:: WRITTEN PROBLEM ::
Without the pictures, retype exactly the lines from the top of the entries below through the line that contains "6.0,-3.7,2.6,-5.3,-2.3,2.4,-9.0,1.5,2.4,-5.8];".

*** DATASET EXCERPTS ***

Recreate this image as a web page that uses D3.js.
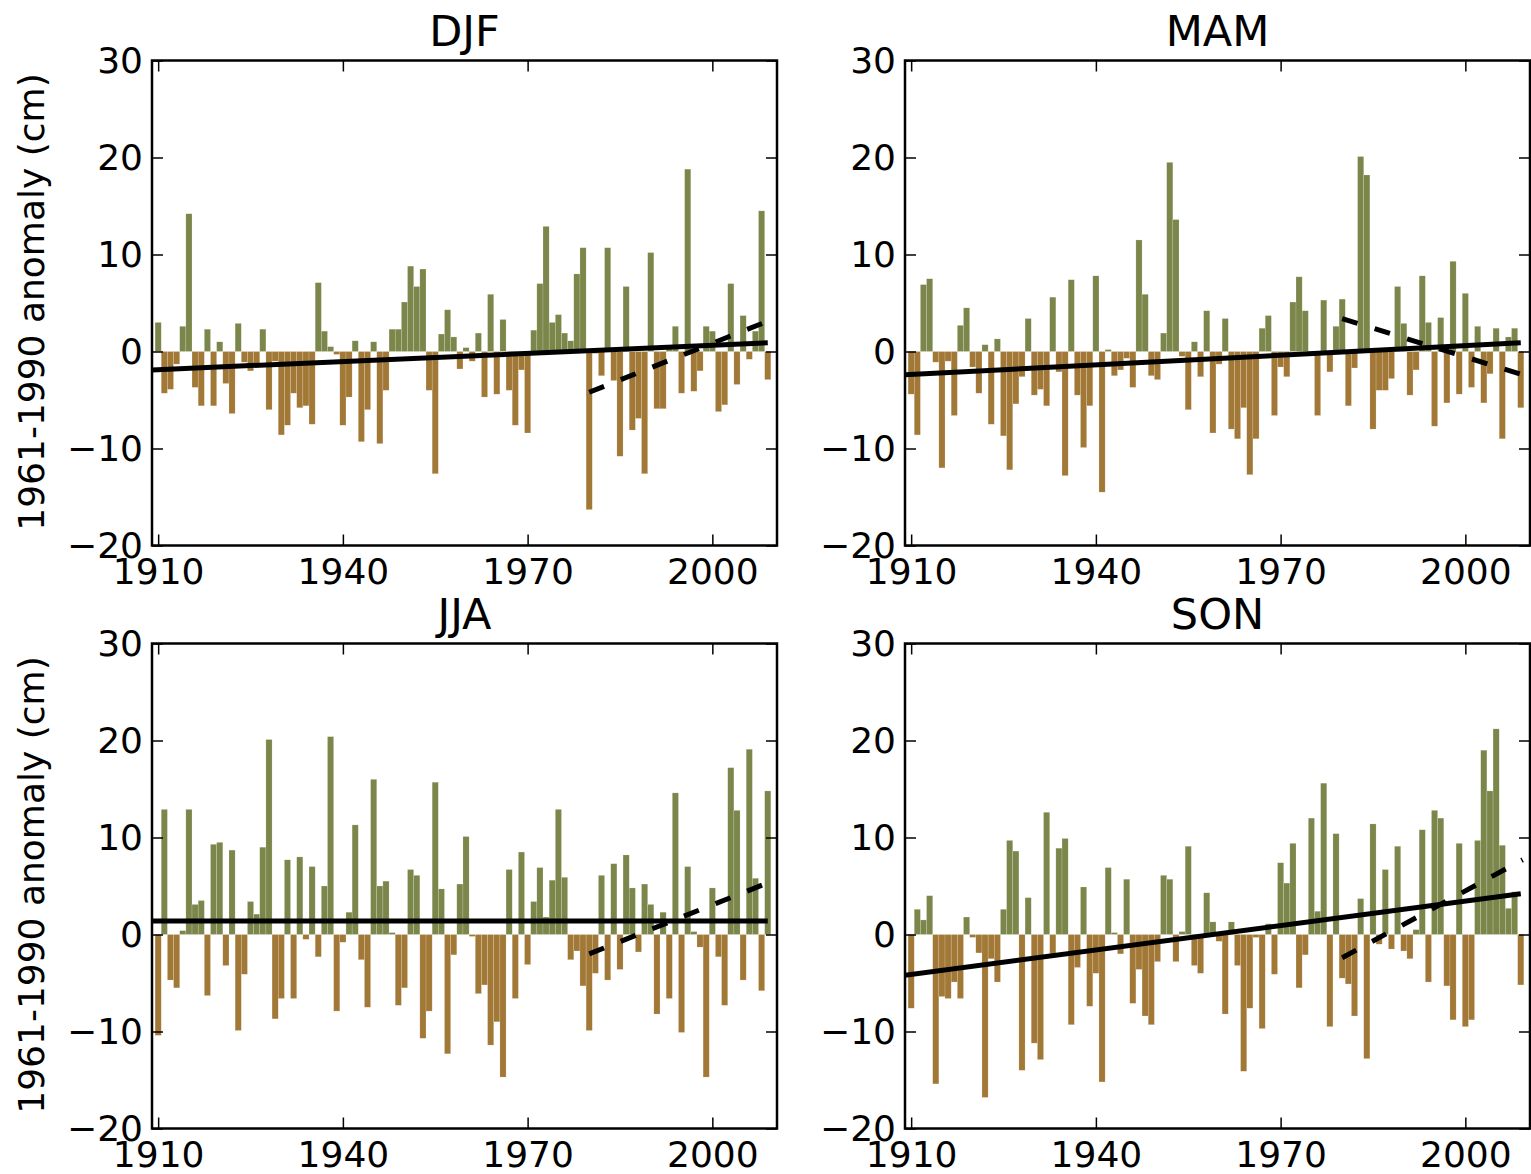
<!DOCTYPE html>
<html lang="en">
<head>
<meta charset="UTF-8">
<title>Seasonal anomaly 1910-2009</title>
<script src="https://cdn.jsdelivr.net/npm/d3@7"></script>
<style>
    body{
        margin:0px;
        background:white;
    }
    text{ font-family:"DejaVu Sans", sans-serif; fill:black; }
</style>
</head>
<body>
<svg id="chart"></svg>
<script>
// données (1910-2009), en cm
const years = d3.range(1910, 2010);
const seasons = ["DJF", "MAM", "JJA", "SON"];

const djf = [3.0,-4.3,-3.9,-1.3,2.6,14.2,-3.7,-5.6,2.3,-5.6,
    1.0,-3.3,-6.4,2.9,-1.1,-2.0,-1.5,2.3,-6.0,-1.0,
    -8.6,-7.6,-4.3,-5.8,-5.6,-7.5,7.1,2.1,0.5,-0.3,
    -7.6,-4.7,1.1,-9.3,-6.0,1.0,-9.5,-4.0,2.3,2.3,
    5.1,8.8,6.7,8.5,-4.0,-12.6,1.8,4.3,1.5,-1.8,
    0.4,-1.0,1.9,-4.7,5.9,-4.4,3.3,-4.0,-7.6,-1.9,
    -8.4,2.2,7.0,12.9,3.0,3.8,1.9,1.1,8.0,10.7,
    -16.3,-0.2,-2.5,10.7,-3.0,-10.8,6.7,-8.1,-6.9,-12.6,
    10.2,-5.9,-5.9,0.3,2.6,-4.3,18.8,-4.1,-2.0,2.6,
    2.1,-6.2,-5.5,7.0,-3.4,3.7,-0.8,2.1,14.5,-2.9];

const mam = [-4.4,-8.6,6.9,7.5,-1.1,-12.0,-1.0,-6.6,2.7,4.5,
    -1.6,-4.3,0.7,-7.5,1.3,-8.7,-12.2,-5.4,-2.6,3.4,
    -4.5,-3.9,-5.6,5.6,-2.1,-12.8,7.4,-4.5,-9.9,-5.6,
    7.8,-14.5,0.2,-2.5,-1.9,-0.7,-3.7,11.5,5.9,-2.5,
    -2.9,1.9,19.5,13.6,-0.5,-6.0,1.0,-2.6,4.2,-8.4,
    -1.3,3.4,-8.0,-9.0,-5.8,-12.7,-9.0,2.4,3.7,-6.6,
    -1.6,-2.6,5.1,7.7,4.2,-0.3,-6.6,5.3,-2.1,2.6,
    5.4,-5.6,-1.7,20.1,18.2,-8.0,-4.0,-4.0,-2.8,6.7,
    2.9,-4.5,-1.9,7.8,3.0,-7.7,3.5,-5.3,9.3,-4.4,
    6.0,-3.7,2.6,-5.3,-2.3,2.4,-9.0,1.5,2.4,-5.8];

const jja = [-10.4,12.9,-4.7,-5.5,0.4,12.9,3.1,3.5,-6.3,9.3,
    9.5,-3.2,8.7,-9.9,-4.1,3.4,2.1,9.0,20.1,-8.7,
    -6.6,7.7,-6.6,8.0,-0.5,7.0,-2.3,5.0,20.4,-7.9,
    -0.8,2.3,11.3,-2.6,-7.5,16.0,5.0,5.5,0.2,-7.3,
    -5.5,6.7,6.1,-10.7,-7.9,15.7,4.7,-12.3,-2.1,5.2,
    10.1,-0.2,-6.1,-5.2,-11.4,-9.0,-14.7,6.7,-6.6,8.5,
    -3.1,3.4,6.9,1.8,5.6,12.9,5.9,-2.6,-1.7,-5.3,
    -9.9,-4.0,6.1,-4.7,7.3,-3.6,8.2,4.8,-1.8,5.2,
    3.1,-8.2,2.3,-6.6,14.6,-10.1,7.0,0.3,-1.3,-14.7,
    4.8,-2.3,-7.3,17.2,12.8,-4.7,19.1,5.8,-5.8,14.8];

const son = [-7.6,2.6,1.5,4.0,-15.4,-6.4,-6.6,-4.9,-6.6,1.8,
    -0.3,-1.9,-16.8,-2.5,-4.9,2.6,9.7,8.6,-14.0,3.8,
    -11.2,-12.9,12.6,-2.0,8.9,9.9,-9.3,-3.4,4.9,-7.4,
    -4.0,-15.2,6.9,0.2,-2.0,5.7,-7.1,-3.6,-8.4,-9.3,
    -2.8,6.1,5.7,-2.8,0.3,9.1,-3.2,-4.0,4.3,1.3,
    -0.7,-8.2,1.3,-3.2,-14.1,-7.6,-0.3,-9.7,1.1,-4.1,
    7.4,5.3,9.4,-5.5,-2.1,12.0,2.4,15.6,-9.5,10.4,
    -4.5,-5.1,-8.4,3.7,-12.8,11.4,-1.0,6.7,-1.5,9.1,
    -1.7,-2.5,0.5,10.8,-4.9,12.8,12.0,-5.3,-8.8,9.4,
    -9.5,-8.8,9.7,19.0,14.8,21.2,9.2,2.7,4.4,-5.2];

// tendances : toute la période (trait plein) et depuis 1980 (tirets)
const trendYears = [1909, 2009];
const djfTrend = [-1.9, 0.9];
const mamTrend = [-2.4, 0.9];
const jjaTrend = [1.4, 1.4];
const sonTrend = [-4.2, 4.2];

const recentYears = [1980, 2009.3];
const djfRecent = [-4.2, 3.2];
const mamRecent = [3.4, -2.4];
const jjaRecent = [-2.0, 5.4];
const sonRecent = [-2.4, 7.7];

const xTicks = [1910, 1940, 1970, 2000];
const yTicks = [-20, -10, 0, 10, 20, 30];
const yLabel = "1961-1990 anomaly (cm)";

const series = [djf, mam, jja, son];
const trends = [djfTrend, mamTrend, jjaTrend, sonTrend];
const recents = [djfRecent, mamRecent, jjaRecent, sonRecent];

// mise en page
const W = 1531, H = 1174;
const cols = [152, 905], rows = [60.5, 643.5];
const pw = 625, ph = 485;
const cWet = "#7b864a", cDry = "#a27837";
const fs = 36;

const svg = d3.select('#chart').attr('width', W).attr('height', H);
svg.append('rect').attr('width', W).attr('height', H).attr('fill', 'white');

seasons.forEach(function(name, i){
    let left = cols[i % 2], top = rows[Math.floor(i / 2)];
    let x = d3.scaleLinear().domain([1909, 2010.5]).range([left, left + pw]);
    let y = d3.scaleLinear().domain([-20, 30]).range([top + ph, top]);
    let g = svg.append('g');

    g.append('clipPath').attr('id', 'clip' + i)
        .append('rect').attr('x', left).attr('y', top).attr('width', pw).attr('height', ph);

    let plot = g.append('g').attr('clip-path', 'url(#clip' + i + ')');
    let vals = series[i];

    //barres
    plot.selectAll('rect.bar').data(years).join('rect')
        .attr('class', 'bar')
        .attr('x', d => x(d - 0.5))
        .attr('width', d => x(d + 0.5) - x(d - 0.5))
        .attr('y', (d, j) => y(Math.max(0, vals[j])))
        .attr('height', (d, j) => Math.abs(y(vals[j]) - y(0)))
        .attr('fill', (d, j) => vals[j] >= 0 ? cWet : cDry)
        .attr('stroke', 'rgba(255,255,255,0.35)')
        .attr('stroke-width', 0.5);

    let line = d3.line().x(d => x(d[0])).y(d => y(d[1]));
    plot.append('path')
        .attr('d', line(d3.zip(trendYears, trends[i])))
        .attr('fill', 'none').attr('stroke', 'black').attr('stroke-width', 5);
    plot.append('path')
        .attr('d', line(d3.zip(recentYears, recents[i])))
        .attr('fill', 'none').attr('stroke', 'black').attr('stroke-width', 5)
        .attr('stroke-dasharray', '16,18');

    //axes, graduations vers l'intérieur sur les 4 côtés
    let tk = 11;
    let ax = [
        d3.axisBottom(x).tickValues(xTicks).tickFormat(d3.format('d')).tickSize(-tk).tickPadding(13),
        d3.axisTop(x).tickValues(xTicks).tickFormat('').tickSize(-tk),
        d3.axisLeft(y).tickValues(yTicks).tickSize(-tk).tickPadding(9),
        d3.axisRight(y).tickValues(yTicks).tickFormat('').tickSize(-tk)
    ];
    let pos = ['translate(0,' + (top + ph) + ')', 'translate(0,' + top + ')',
               'translate(' + left + ',0)', 'translate(' + (left + pw) + ',0)'];
    ax.forEach(function(a, k){
        let ga = g.append('g').attr('transform', pos[k]).call(a);
        ga.select('.domain').remove();
        ga.selectAll('line').attr('stroke', 'black').attr('stroke-width', 1.5);
        ga.selectAll('text').attr('font-size', fs + 'px')
            .attr('font-family', '"DejaVu Sans", sans-serif').attr('fill', 'black');
    });

    g.append('rect').attr('x', left).attr('y', top).attr('width', pw).attr('height', ph)
        .attr('fill', 'none').attr('stroke', 'black').attr('stroke-width', 2.5);

    g.append('text')
        .attr('x', left + pw / 2).attr('y', top - 15)
        .attr('text-anchor', 'middle')
        .attr('font-size', '43px')
        .text(name);

    if(i % 2 == 0){
        g.append('text')
            .attr('transform', 'translate(44,' + (top + ph / 2 - 1) + ') rotate(-90)')
            .attr('text-anchor', 'middle')
            .attr('font-size', fs + 'px')
            .text(yLabel);
    }
});
</script>
</body>
</html>
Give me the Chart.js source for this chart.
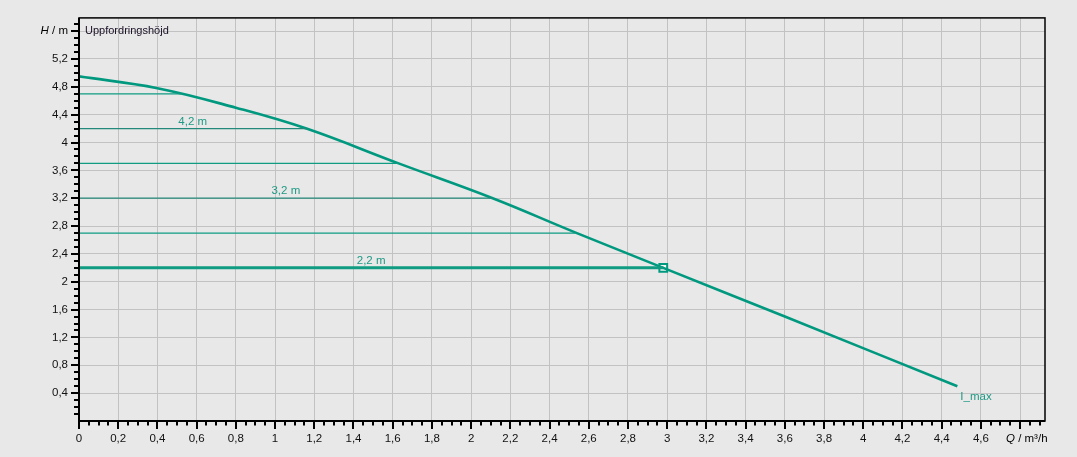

***

:: EXERCISE RESULT ::
Recreate this image as a web page that uses D3.js.
<!DOCTYPE html>
<html lang="en">
<head>
<meta charset="UTF-8">
<title>Seasonal anomaly 1910-2009</title>
<script src="https://cdn.jsdelivr.net/npm/d3@7"></script>
<style>
    body{
        margin:0px;
        background:white;
    }
    text{ font-family:"DejaVu Sans", sans-serif; fill:black; }
</style>
</head>
<body>
<svg id="chart"></svg>
<script>
// données (1910-2009), en cm
const years = d3.range(1910, 2010);
const seasons = ["DJF", "MAM", "JJA", "SON"];

const djf = [3.0,-4.3,-3.9,-1.3,2.6,14.2,-3.7,-5.6,2.3,-5.6,
    1.0,-3.3,-6.4,2.9,-1.1,-2.0,-1.5,2.3,-6.0,-1.0,
    -8.6,-7.6,-4.3,-5.8,-5.6,-7.5,7.1,2.1,0.5,-0.3,
    -7.6,-4.7,1.1,-9.3,-6.0,1.0,-9.5,-4.0,2.3,2.3,
    5.1,8.8,6.7,8.5,-4.0,-12.6,1.8,4.3,1.5,-1.8,
    0.4,-1.0,1.9,-4.7,5.9,-4.4,3.3,-4.0,-7.6,-1.9,
    -8.4,2.2,7.0,12.9,3.0,3.8,1.9,1.1,8.0,10.7,
    -16.3,-0.2,-2.5,10.7,-3.0,-10.8,6.7,-8.1,-6.9,-12.6,
    10.2,-5.9,-5.9,0.3,2.6,-4.3,18.8,-4.1,-2.0,2.6,
    2.1,-6.2,-5.5,7.0,-3.4,3.7,-0.8,2.1,14.5,-2.9];

const mam = [-4.4,-8.6,6.9,7.5,-1.1,-12.0,-1.0,-6.6,2.7,4.5,
    -1.6,-4.3,0.7,-7.5,1.3,-8.7,-12.2,-5.4,-2.6,3.4,
    -4.5,-3.9,-5.6,5.6,-2.1,-12.8,7.4,-4.5,-9.9,-5.6,
    7.8,-14.5,0.2,-2.5,-1.9,-0.7,-3.7,11.5,5.9,-2.5,
    -2.9,1.9,19.5,13.6,-0.5,-6.0,1.0,-2.6,4.2,-8.4,
    -1.3,3.4,-8.0,-9.0,-5.8,-12.7,-9.0,2.4,3.7,-6.6,
    -1.6,-2.6,5.1,7.7,4.2,-0.3,-6.6,5.3,-2.1,2.6,
    5.4,-5.6,-1.7,20.1,18.2,-8.0,-4.0,-4.0,-2.8,6.7,
    2.9,-4.5,-1.9,7.8,3.0,-7.7,3.5,-5.3,9.3,-4.4,
    6.0,-3.7,2.6,-5.3,-2.3,2.4,-9.0,1.5,2.4,-5.8];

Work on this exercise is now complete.